WHAT IS REQUIRED => Every line with the string "this" should be gathered.

ENTRIES SUPPLIED =>

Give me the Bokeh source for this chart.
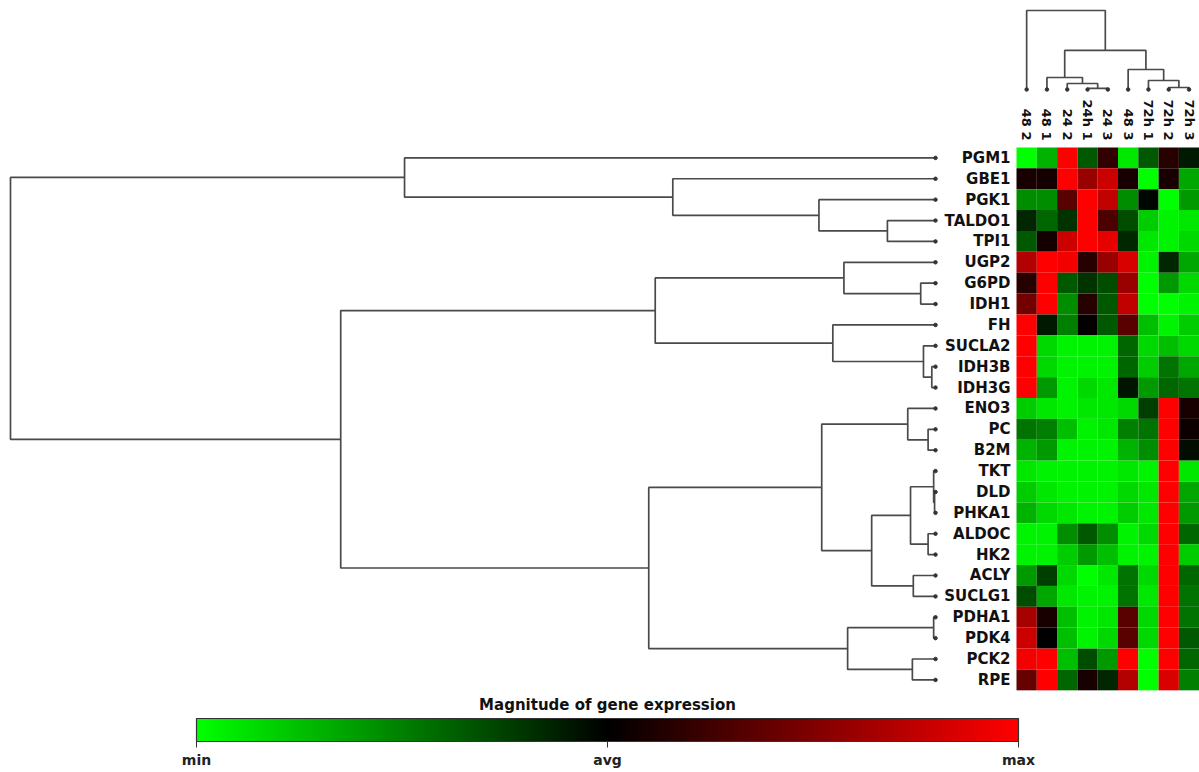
import math
from bokeh.plotting import figure
from bokeh.models import Range1d, ColumnDataSource, LinearColorMapper, ColorBar, FixedTicker
from bokeh.core.properties import value
from bokeh.embed import file_html
from bokeh.resources import INLINE

# ---------------- data ----------------
row_labels = ["PGM1", "GBE1", "PGK1", "TALDO1", "TPI1", "UGP2", "G6PD", "IDH1", "FH",
              "SUCLA2", "IDH3B", "IDH3G", "ENO3", "PC", "B2M", "TKT", "DLD", "PHKA1",
              "ALDOC", "HK2", "ACLY", "SUCLG1", "PDHA1", "PDK4", "PCK2", "RPE"]
col_labels = ["48 2", "48 1", "24 2", "24h 1", "24 3", "48 3", "72h 1", "72h 2", "72h 3"]

# expression (min = -1, avg = 0, max = +1), one list per sample column
s48_2 = [-1, 0.1, -0.55, -0.15, -0.35, 0.7, 0.15, 0.45, 1, 1, 1, 1, -0.8, -0.45, -0.7,
         -0.9, -0.8, -0.7, -0.95, -0.95, -0.6, -0.3, 0.65, 0.8, 0.95, 0.4]
s48_1 = [-0.7, 0.08, -0.55, -0.4, 0.08, 1, 1, 1, -0.1, -0.85, -0.85, -0.6, -0.9, -0.5, -0.6,
         -0.95, -0.9, -0.85, -0.95, -0.95, -0.25, -0.65, 0.1, 0.0, 1, 1]
s24_2 = [1, 1, 0.35, -0.2, 0.8, 0.95, -0.35, -0.55, -0.5, -0.95, -0.95, -0.95, -0.95, -0.75,
         -0.95, -0.95, -0.95, -0.9, -0.55, -0.8, -0.85, -0.9, -0.75, -0.75, -0.75, -0.4]
s24h_1 = [-0.35, 0.6, 1, 1, 1, 0.15, -0.2, 0.15, 0.02, -0.95, -0.95, -0.85, -0.9, -0.95,
          -0.95, -0.95, -0.95, -0.95, -0.35, -0.6, -1, -0.95, -0.95, -0.95, -0.3, 0.1]
s24_3 = [0.2, 0.8, 0.75, 0.3, 0.9, 0.6, -0.3, -0.35, -0.35, -0.95, -0.95, -0.9, -0.9, -0.9,
         -0.95, -0.95, -0.95, -0.95, -0.55, -0.75, -0.9, -0.95, -0.9, -0.85, -0.6, -0.15]
s48_3 = [-0.9, 0.1, -0.55, -0.3, -0.15, 0.85, 0.6, 0.75, 0.35, -0.4, -0.4, -0.08, -0.85, -0.5,
         -0.7, -0.9, -0.85, -0.8, -0.95, -0.95, -0.45, -0.45, 0.35, 0.35, 1, 0.7]
s72h_1 = [-0.35, -1, -0.03, -0.8, -0.9, -0.95, -1, -1, -0.75, -0.85, -0.8, -0.6, -0.25, -0.45,
          -0.55, -0.95, -0.9, -0.9, -0.85, -0.95, -0.85, -0.9, -0.85, -0.85, -1, -1]
s72h_2 = [0.15, 0.1, -1, -0.95, -0.95, -0.15, -0.6, -1, -0.95, -0.75, -0.45, -0.4, 1, 1, 1,
          1, 1, 1, 1, 1, 1, 1, 1, 1, 1, 0.85]
s72h_3 = [-0.1, -0.65, -0.6, -0.9, -0.85, -0.65, -0.85, -0.95, -0.8, -0.85, -0.65, -0.45, 0.1,
          0.05, -0.05, -0.9, -0.65, -0.6, -0.4, -0.8, -0.4, -0.45, -0.45, -0.35, -0.4, -0.5]
columns = [s48_2, s48_1, s24_2, s24h_1, s24_3, s48_3, s72h_1, s72h_2, s72h_3]

# row dendrogram merges: (node, left, right, height)
row_merges = [
    ("D", "TALDO1", "TPI1", 0.052), ("C", "PGK1", "D", 0.126), ("B", "GBE1", "C", 0.284),
    ("A", "PGM1", "B", 0.574), ("H", "G6PD", "IDH1", 0.016), ("G", "UGP2", "H", 0.099),
    ("K2", "IDH3B", "IDH3G", 0.004), ("K", "SUCLA2", "K2", 0.013), ("J", "FH", "K", 0.111),
    ("F", "G", "J", 0.303), ("O", "PC", "B2M", 0.008), ("N", "ENO3", "O", 0.030),
    ("Q1b", "DLD", "PHKA1", 0.001), ("Q1", "TKT", "Q1b", 0.002), ("Q2", "ALDOC", "HK2", 0.008),
    ("Q", "Q1", "Q2", 0.027), ("R", "ACLY", "SUCLG1", 0.024), ("P", "Q", "R", 0.069),
    ("M", "N", "P", 0.123), ("T", "PDHA1", "PDK4", 0.002), ("U", "PCK2", "RPE", 0.025),
    ("S", "T", "U", 0.095), ("L", "M", "S", 0.310), ("E", "F", "L", 0.643),
    ("root", "A", "E", 1.0),
]
# column dendrogram merges
col_merges = [
    ("n1", "24h 1", "24 3", 0.013), ("n2", "24 2", "n1", 0.076), ("n3", "48 1", "n2", 0.152),
    ("n4", "72h 2", "72h 3", 0.025), ("n5", "72h 1", "n4", 0.114), ("n6", "48 3", "n5", 0.253),
    ("n7", "n3", "n6", 0.494), ("root", "48 2", "n7", 1.0),
]
scale_ticks = [-1, 0, 1]
scale_tick_labels = ["min", "avg", "max"]
scale_title = "Magnitude of gene expression"


def dendro_segments(leaves, merges):
    pos = {name: float(i) for i, name in enumerate(leaves)}
    hgt = {name: 0.0 for name in leaves}
    hs, ps = [], []
    for node, a, b, h in merges:
        hs.append([hgt[a], h, h, hgt[b]])
        ps.append([pos[a], pos[a], pos[b], pos[b]])
        pos[node] = (pos[a] + pos[b]) / 2.0
        hgt[node] = h
    return hs, ps


# ---------------- figure ----------------
W, H = 1199, 772
p = figure(width=W, height=H, output_backend="svg", toolbar_location=None,
           x_range=Range1d(-50.55, 8.515), y_range=Range1d(29.435, -7.538),
           x_axis_type=None, y_axis_type=None, min_border=0)
p.outline_line_color = None
p.background_fill_color = "white"
p.extra_x_ranges = {"rd": Range1d(1.0108, -0.2854),
                    "cb": Range1d(-1 - 2 * 196 / 822, -1 + 2 * (W - 196) / 822)}
p.extra_y_ranges = {"cd": Range1d(-8.646, 1.1266)}

# palette green -> black -> red
palette = []
for k in range(256):
    t = -1 + 2 * k / 255
    if t < 0:
        palette.append("#%02x%02x%02x" % (0, int(round(-t * 255)), 0))
    else:
        palette.append("#%02x%02x%02x" % (int(round(t * 255)), 0, 0))
mapper = LinearColorMapper(palette=palette, low=-1, high=1)

xs, ys, vs = [], [], []
for j, col in enumerate(columns):
    for i, v in enumerate(col):
        xs.append(j)
        ys.append(i)
        vs.append(v)
src = ColumnDataSource(dict(x=xs, y=ys, v=vs))
p.rect(x="x", y="y", width=1, height=1, source=src,
       fill_color={"field": "v", "transform": mapper}, line_color=None)

line_col = "#4a4a4a"
# row dendrogram
rh, rp = dendro_segments(row_labels, row_merges)
p.multi_line(xs=rh, ys=rp, x_range_name="rd", line_color=line_col, line_width=1.7)
p.scatter(x=[0.0] * len(row_labels), y=list(range(len(row_labels))), x_range_name="rd",
          size=3.5, color="#333333")

# column dendrogram
ch, cp = dendro_segments(col_labels, col_merges)
p.multi_line(xs=cp, ys=ch, y_range_name="cd", line_color=line_col, line_width=1.7)
p.scatter(x=list(range(len(col_labels))), y=[0.0] * len(col_labels), y_range_name="cd",
          size=3.5, color="#333333")

# labels
p.text(x=[-0.5] * len(row_labels), y=list(range(len(row_labels))), text=row_labels,
       x_offset=-6, text_align="right", text_baseline="middle",
       text_font=value("DejaVu Sans"), text_font_style="bold", text_font_size="15px",
       text_color="#111111")
row_px = 20.88
p.text(x=list(range(len(col_labels))), y=[-0.5 - 7 / row_px] * len(col_labels), text=col_labels,
       angle=-math.pi / 2, text_align="right", text_baseline="middle",
       text_font=value("DejaVu Sans"), text_font_style="bold", text_font_size="13px",
       text_color="#111111")

# colour scale
cb = ColorBar(color_mapper=mapper, orientation="horizontal", width=822, height=23,
              ticker=FixedTicker(ticks=scale_ticks),
              major_label_overrides=dict(zip(scale_ticks, scale_tick_labels)),
              major_label_text_font="DejaVu Sans", major_label_text_font_style="bold",
              major_label_text_font_size="14px", major_label_text_color="#222222",
              label_standoff=4,
              bar_line_color="#333333", bar_line_width=1.2,
              major_tick_out=6, major_tick_in=0, major_tick_line_color="#333333",
              padding=0, location=(196, 2), background_fill_alpha=0,
              border_line_color=None)
p.add_layout(cb)
# title centred above the bar (bar top at 718 px -> row coords)
title_y = (714 - 157.4) / row_px
p.text(x=[0], y=[title_y], text=[scale_title], x_range_name="cb",
       text_align="center", text_baseline="bottom",
       text_font=value("DejaVu Sans"), text_font_style="bold", text_font_size="15px",
       text_color="#111111")

open("out.html", "w").write(file_html(p, INLINE))
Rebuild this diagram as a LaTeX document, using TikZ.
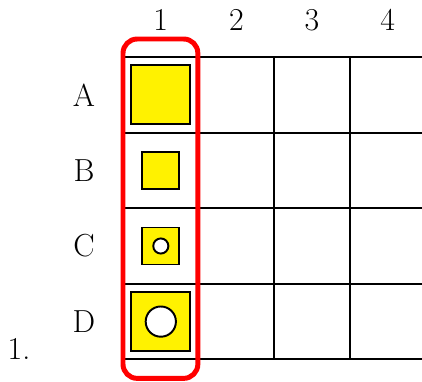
\documentclass[tikz,border=0pt]{standalone}
\usepackage{tikz}
\usetikzlibrary{positioning}

\begin{document}
\begin{tikzpicture}[x=1.5cm, y=1.5cm,
    lbl/.style={font=\fontsize{18}{22}\selectfont, inner sep=0pt},
    bigsq/.style={rectangle, draw, fill=yellow, line width=1.1pt, minimum size=1.17cm, inner sep=0pt},
    smallsq/.style={rectangle, draw, fill=yellow, line width=1.1pt, minimum size=0.735cm, inner sep=0pt},
    hole/.style={circle, draw, fill=white, line width=1.1pt, inner sep=0pt},
    gridline/.style={line width=1.1pt},
    selbox/.style={draw=red, line width=2.8pt, rounded corners=8pt}
]
    % Page frame
    \clip (-1.627,-0.291) rectangle (3.955,4.754);

    % Grid of cells
    \draw[gridline, step=1.5cm] (0,0) grid (4,4);

    % Column labels
    \node[lbl] (col1) at (0.5,4.49) {1};
    \node[lbl] (col2) at (1.5,4.49) {2};
    \node[lbl] (col3) at (2.5,4.49) {3};
    \node[lbl] (col4) at (3.5,4.49) {4};

    % Row labels
    \node[lbl] (rowA) at (-0.516,3.5) {A};
    \node[lbl] (rowB) at (-0.516,2.5) {B};
    \node[lbl] (rowC) at (-0.516,1.5) {C};
    \node[lbl] (rowD) at (-0.516,0.5) {D};

    % Item number
    \node[lbl, anchor=base] (item) at (-1.376,0) {1.};

    % Column 1 contents
    \node[bigsq] (sqA) at (0.5,3.5) {};
    \node[smallsq] (sqB) at (0.5,2.5) {};
    \node[smallsq] (sqC) at (0.5,1.5) {};
    \node[hole, minimum size=0.3cm] (holeC) at (sqC) {};
    \node[bigsq] (sqD) at (0.5,0.5) {};
    \node[hole, minimum size=0.6cm] (holeD) at (sqD) {};

    % Highlight of column 1
    \draw[selbox] (0,-0.251) rectangle (0.99,4.238);

\end{tikzpicture}
\end{document}
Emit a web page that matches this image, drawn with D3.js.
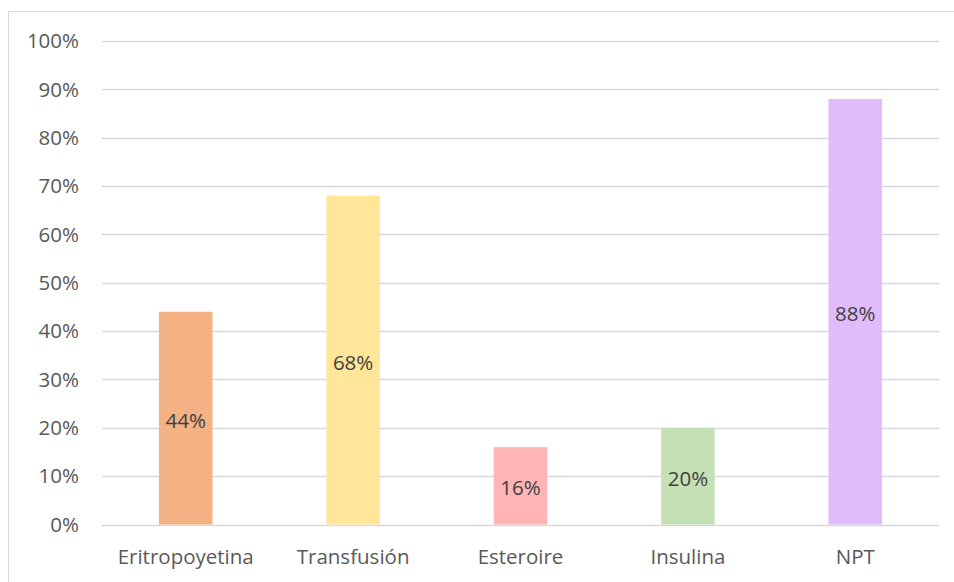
<!DOCTYPE html>
<html>
<head>
<meta charset="utf-8">
<script src="https://cdn.jsdelivr.net/npm/d3@7"></script>
<style>
  html, body { margin: 0; padding: 0; background: #fff; }
  svg { display: block; font-family: "Open Sans", sans-serif; }
</style>
</head>
<body>
<svg id="chart" width="954" height="582"></svg>
<script>
// Treatments and share of patients receiving each one
const categories = ["Eritropoyetina", "Transfusión", "Esteroire", "Insulina", "NPT"];
const values = [0.44, 0.68, 0.16, 0.20, 0.88];
const colors = ["#f4b183", "#ffe699", "#ffb5b5", "#c5e0b4", "#e1bcfc"];
const yTicks = [0, 0.1, 0.2, 0.3, 0.4, 0.5, 0.6, 0.7, 0.8, 0.9, 1.0];

const FONT = "'Open Sans', sans-serif";
const FS = "20.5px";

const svg = d3.select("#chart");
const W = 954, H = 582;
const margin = { left: 102, right: 15, top: 41, bottom: 57.5 };

// outer frame of the chart area
svg.append("rect")
  .attr("x", 8.5).attr("y", 11.5)
  .attr("width", W).attr("height", H)
  .attr("fill", "none").attr("stroke", "#d9d9d9").attr("stroke-width", 1);

const x = d3.scaleBand()
  .domain(categories)
  .range([margin.left, W - margin.right])
  .paddingInner(0.68).paddingOuter(0.34);

const y = d3.scaleLinear()
  .domain([0, 1])
  .range([H - margin.bottom, margin.top]);

// horizontal gridlines
svg.append("g")
  .selectAll("line")
  .data(yTicks)
  .join("line")
  .attr("x1", margin.left).attr("x2", W - margin.right)
  .attr("y1", d => Math.round(y(d)) + 0.5)
  .attr("y2", d => Math.round(y(d)) + 0.5)
  .attr("stroke", "#d9d9d9").attr("stroke-width", 1.3);

// y-axis labels
const yAxis = d3.axisLeft(y).tickValues(yTicks).tickFormat(d3.format(".0%")).tickSize(0).tickPadding(0);
const gy = svg.append("g").attr("transform", `translate(79,0)`).call(yAxis);
gy.select(".domain").remove();
gy.selectAll("text")
  .attr("fill", "#595959")
  .attr("dy", "0.33em")
  .style("font-size", FS)
  .style("font-family", FONT);

// bars
svg.append("g")
  .selectAll("rect")
  .data(values)
  .join("rect")
  .attr("x", (d, i) => x(categories[i]))
  .attr("width", x.bandwidth())
  .attr("y", d => y(d))
  .attr("height", d => y(0) - y(d))
  .attr("fill", (d, i) => colors[i]);

// value labels centred in each bar
svg.append("g")
  .selectAll("text")
  .data(values)
  .join("text")
  .attr("x", (d, i) => x(categories[i]) + x.bandwidth() / 2)
  .attr("y", d => (y(d) + y(0)) / 2)
  .attr("dy", "0.47em")
  .attr("text-anchor", "middle")
  .attr("fill", "#404040")
  .style("font-size", FS)
  .style("font-family", FONT)
  .text(d => d3.format(".0%")(d));

// category axis
const xAxis = d3.axisBottom(x).tickSize(0).tickPadding(0);
const gx = svg.append("g").attr("transform", `translate(0,${y(0)})`).call(xAxis);
gx.select(".domain").remove();
gx.selectAll("text")
  .attr("y", 39.5)
  .attr("dy", null)
  .attr("fill", "#595959")
  .style("font-size", FS)
  .style("font-family", FONT);
</script>
</body>
</html>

CORRECT OUTPUT =>
Give me the Bokeh source for this chart.
Rebuild this diagram as a LaTeX document, using TikZ.
Emit a web page that matches this image, drawn with D3.js.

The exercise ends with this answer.